------ EXERCISE INPUT
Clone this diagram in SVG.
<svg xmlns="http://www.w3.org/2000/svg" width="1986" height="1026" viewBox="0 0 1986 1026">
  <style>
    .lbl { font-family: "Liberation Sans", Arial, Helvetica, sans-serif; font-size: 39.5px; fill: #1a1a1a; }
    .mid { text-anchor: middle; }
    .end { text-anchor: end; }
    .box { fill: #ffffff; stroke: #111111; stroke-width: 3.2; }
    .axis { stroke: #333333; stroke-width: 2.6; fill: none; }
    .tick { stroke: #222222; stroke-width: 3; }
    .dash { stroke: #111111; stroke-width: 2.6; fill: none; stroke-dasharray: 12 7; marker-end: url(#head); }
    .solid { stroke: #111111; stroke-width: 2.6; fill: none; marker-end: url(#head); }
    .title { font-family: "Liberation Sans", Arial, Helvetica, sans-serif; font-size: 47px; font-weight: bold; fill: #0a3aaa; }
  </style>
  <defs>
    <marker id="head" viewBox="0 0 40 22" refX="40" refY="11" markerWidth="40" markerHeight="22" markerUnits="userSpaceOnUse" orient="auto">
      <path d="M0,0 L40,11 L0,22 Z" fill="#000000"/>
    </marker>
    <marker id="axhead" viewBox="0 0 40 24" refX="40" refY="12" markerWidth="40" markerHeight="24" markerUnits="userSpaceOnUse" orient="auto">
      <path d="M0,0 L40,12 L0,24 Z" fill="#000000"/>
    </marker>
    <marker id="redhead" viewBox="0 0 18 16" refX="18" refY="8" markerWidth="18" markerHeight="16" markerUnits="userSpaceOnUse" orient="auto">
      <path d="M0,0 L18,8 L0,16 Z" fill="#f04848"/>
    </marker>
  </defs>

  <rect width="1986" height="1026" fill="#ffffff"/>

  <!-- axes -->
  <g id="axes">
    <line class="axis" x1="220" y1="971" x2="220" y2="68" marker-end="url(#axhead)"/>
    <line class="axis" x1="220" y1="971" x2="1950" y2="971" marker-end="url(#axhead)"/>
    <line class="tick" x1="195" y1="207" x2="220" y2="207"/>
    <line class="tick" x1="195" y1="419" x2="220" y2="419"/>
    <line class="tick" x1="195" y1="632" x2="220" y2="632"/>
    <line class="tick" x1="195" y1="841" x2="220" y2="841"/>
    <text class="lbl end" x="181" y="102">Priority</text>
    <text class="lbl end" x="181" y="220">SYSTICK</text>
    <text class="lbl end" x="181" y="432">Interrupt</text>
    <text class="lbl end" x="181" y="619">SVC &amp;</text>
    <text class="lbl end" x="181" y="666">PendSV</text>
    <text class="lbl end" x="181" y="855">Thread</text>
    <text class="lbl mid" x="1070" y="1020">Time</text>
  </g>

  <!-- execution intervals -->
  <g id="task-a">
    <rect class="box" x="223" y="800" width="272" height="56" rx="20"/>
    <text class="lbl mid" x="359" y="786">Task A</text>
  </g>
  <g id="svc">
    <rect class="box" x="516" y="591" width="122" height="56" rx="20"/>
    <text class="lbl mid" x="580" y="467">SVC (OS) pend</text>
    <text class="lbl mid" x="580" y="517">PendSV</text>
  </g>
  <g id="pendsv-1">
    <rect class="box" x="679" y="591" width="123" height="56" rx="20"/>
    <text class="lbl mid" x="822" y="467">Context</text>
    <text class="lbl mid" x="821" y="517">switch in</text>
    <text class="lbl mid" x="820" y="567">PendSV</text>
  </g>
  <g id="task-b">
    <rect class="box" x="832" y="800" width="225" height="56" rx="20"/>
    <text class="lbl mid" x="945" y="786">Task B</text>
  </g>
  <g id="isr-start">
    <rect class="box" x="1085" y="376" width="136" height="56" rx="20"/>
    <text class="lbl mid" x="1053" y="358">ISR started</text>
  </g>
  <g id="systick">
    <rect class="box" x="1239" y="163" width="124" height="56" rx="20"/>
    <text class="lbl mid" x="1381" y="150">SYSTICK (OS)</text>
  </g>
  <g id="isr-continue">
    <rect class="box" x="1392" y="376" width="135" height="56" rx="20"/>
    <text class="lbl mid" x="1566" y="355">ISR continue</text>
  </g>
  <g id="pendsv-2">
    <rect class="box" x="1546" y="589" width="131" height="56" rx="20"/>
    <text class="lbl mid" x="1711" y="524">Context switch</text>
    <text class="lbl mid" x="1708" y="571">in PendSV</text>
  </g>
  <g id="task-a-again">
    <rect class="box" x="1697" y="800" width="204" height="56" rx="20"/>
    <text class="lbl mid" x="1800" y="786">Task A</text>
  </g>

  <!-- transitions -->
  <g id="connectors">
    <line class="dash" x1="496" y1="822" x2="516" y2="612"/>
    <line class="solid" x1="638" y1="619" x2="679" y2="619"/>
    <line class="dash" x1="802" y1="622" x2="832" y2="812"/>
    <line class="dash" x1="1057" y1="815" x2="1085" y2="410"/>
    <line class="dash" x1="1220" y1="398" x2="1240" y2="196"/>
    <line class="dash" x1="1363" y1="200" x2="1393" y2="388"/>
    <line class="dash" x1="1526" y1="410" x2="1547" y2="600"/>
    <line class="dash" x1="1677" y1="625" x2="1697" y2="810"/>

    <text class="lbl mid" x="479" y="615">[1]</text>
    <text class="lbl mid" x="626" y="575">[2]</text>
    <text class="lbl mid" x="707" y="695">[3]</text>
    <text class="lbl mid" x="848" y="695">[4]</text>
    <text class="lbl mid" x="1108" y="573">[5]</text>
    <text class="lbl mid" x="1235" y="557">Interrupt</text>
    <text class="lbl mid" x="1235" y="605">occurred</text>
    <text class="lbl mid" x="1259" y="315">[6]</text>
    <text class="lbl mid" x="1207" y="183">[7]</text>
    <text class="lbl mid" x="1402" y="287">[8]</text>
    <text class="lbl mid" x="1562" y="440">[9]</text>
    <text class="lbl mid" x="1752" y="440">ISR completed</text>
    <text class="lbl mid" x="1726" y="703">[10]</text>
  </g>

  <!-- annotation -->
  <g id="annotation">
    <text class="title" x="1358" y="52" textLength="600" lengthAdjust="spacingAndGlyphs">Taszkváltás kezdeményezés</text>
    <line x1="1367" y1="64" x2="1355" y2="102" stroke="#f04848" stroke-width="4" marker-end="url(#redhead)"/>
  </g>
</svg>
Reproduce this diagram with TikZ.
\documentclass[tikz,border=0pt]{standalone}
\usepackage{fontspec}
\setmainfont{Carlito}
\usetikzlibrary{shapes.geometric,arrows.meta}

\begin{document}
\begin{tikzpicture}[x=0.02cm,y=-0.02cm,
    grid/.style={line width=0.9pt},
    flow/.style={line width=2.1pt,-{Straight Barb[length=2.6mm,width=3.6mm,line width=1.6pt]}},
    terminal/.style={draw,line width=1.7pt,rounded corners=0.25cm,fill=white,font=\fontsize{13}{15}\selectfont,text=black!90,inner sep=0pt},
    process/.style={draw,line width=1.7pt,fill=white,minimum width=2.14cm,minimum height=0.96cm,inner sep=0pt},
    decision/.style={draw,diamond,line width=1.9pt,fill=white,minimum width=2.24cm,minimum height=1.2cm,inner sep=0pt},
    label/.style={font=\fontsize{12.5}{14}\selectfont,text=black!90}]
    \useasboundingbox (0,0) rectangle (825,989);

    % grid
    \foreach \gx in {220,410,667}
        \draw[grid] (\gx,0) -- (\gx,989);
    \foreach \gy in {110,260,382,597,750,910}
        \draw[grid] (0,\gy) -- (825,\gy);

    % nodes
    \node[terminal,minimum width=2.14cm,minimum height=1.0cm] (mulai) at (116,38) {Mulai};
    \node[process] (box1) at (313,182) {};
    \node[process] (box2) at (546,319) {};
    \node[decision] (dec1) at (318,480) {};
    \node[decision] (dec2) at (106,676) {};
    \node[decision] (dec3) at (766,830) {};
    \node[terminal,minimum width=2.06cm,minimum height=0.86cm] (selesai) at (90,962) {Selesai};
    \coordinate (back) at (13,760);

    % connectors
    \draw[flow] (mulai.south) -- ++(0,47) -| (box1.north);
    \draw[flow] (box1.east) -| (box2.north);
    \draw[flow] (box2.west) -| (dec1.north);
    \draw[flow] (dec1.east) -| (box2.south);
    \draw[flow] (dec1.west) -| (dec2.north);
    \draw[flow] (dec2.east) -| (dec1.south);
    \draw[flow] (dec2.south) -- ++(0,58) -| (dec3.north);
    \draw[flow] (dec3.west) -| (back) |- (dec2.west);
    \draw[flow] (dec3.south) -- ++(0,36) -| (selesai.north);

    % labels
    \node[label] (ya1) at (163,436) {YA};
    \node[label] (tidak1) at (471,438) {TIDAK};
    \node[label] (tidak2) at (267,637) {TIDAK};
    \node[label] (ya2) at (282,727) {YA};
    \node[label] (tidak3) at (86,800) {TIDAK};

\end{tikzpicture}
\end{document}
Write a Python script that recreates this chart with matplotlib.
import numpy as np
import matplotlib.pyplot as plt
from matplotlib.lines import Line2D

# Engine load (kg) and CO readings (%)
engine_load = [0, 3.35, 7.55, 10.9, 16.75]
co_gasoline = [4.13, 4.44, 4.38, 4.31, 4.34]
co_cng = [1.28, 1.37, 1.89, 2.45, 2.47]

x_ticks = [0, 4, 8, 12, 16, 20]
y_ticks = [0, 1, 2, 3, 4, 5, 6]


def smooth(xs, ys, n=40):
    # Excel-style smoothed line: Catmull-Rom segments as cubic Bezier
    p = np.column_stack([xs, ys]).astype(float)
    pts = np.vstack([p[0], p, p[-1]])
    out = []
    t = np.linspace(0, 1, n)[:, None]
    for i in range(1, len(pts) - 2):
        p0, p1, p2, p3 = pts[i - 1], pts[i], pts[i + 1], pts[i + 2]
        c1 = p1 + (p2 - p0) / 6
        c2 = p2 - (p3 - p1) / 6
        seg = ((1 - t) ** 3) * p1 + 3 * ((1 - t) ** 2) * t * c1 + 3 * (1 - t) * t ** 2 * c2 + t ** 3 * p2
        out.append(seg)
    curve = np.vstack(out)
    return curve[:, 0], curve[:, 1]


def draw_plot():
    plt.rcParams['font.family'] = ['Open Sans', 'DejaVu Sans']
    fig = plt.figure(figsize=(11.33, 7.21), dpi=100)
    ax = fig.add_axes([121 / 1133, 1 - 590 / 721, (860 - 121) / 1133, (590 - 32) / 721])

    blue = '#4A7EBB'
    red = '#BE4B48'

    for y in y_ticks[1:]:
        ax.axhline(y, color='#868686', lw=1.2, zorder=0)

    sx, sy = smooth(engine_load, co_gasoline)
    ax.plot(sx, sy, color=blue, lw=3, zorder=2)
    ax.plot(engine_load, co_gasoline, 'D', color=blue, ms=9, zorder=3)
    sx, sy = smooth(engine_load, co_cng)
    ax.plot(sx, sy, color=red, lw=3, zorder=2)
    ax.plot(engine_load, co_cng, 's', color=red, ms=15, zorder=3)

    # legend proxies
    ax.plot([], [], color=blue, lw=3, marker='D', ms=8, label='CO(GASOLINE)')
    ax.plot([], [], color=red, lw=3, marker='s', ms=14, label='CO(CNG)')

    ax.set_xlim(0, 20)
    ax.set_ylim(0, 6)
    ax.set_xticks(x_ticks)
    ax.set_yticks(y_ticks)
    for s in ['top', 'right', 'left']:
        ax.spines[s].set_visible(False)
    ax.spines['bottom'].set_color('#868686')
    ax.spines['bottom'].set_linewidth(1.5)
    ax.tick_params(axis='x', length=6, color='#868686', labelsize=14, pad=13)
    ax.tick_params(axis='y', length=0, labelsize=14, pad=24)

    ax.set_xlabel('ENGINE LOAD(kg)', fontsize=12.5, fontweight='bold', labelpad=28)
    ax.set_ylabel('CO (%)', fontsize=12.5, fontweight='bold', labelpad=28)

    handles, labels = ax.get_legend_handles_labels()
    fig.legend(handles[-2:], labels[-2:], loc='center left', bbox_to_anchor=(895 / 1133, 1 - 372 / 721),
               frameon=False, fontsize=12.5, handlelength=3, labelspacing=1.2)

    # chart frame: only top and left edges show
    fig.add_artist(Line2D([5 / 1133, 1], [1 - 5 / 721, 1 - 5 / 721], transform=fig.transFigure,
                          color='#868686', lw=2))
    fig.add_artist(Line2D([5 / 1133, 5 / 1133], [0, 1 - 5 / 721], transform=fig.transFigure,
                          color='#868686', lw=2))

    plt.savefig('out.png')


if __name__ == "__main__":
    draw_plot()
------------
> WHAT YOU NEED TO DO
Look for "with" and pull out every line that has it.

> SOLUTION TO THE EXERCISE
Reproduce this diagram with TikZ.
Write a Python script that recreates this chart with matplotlib.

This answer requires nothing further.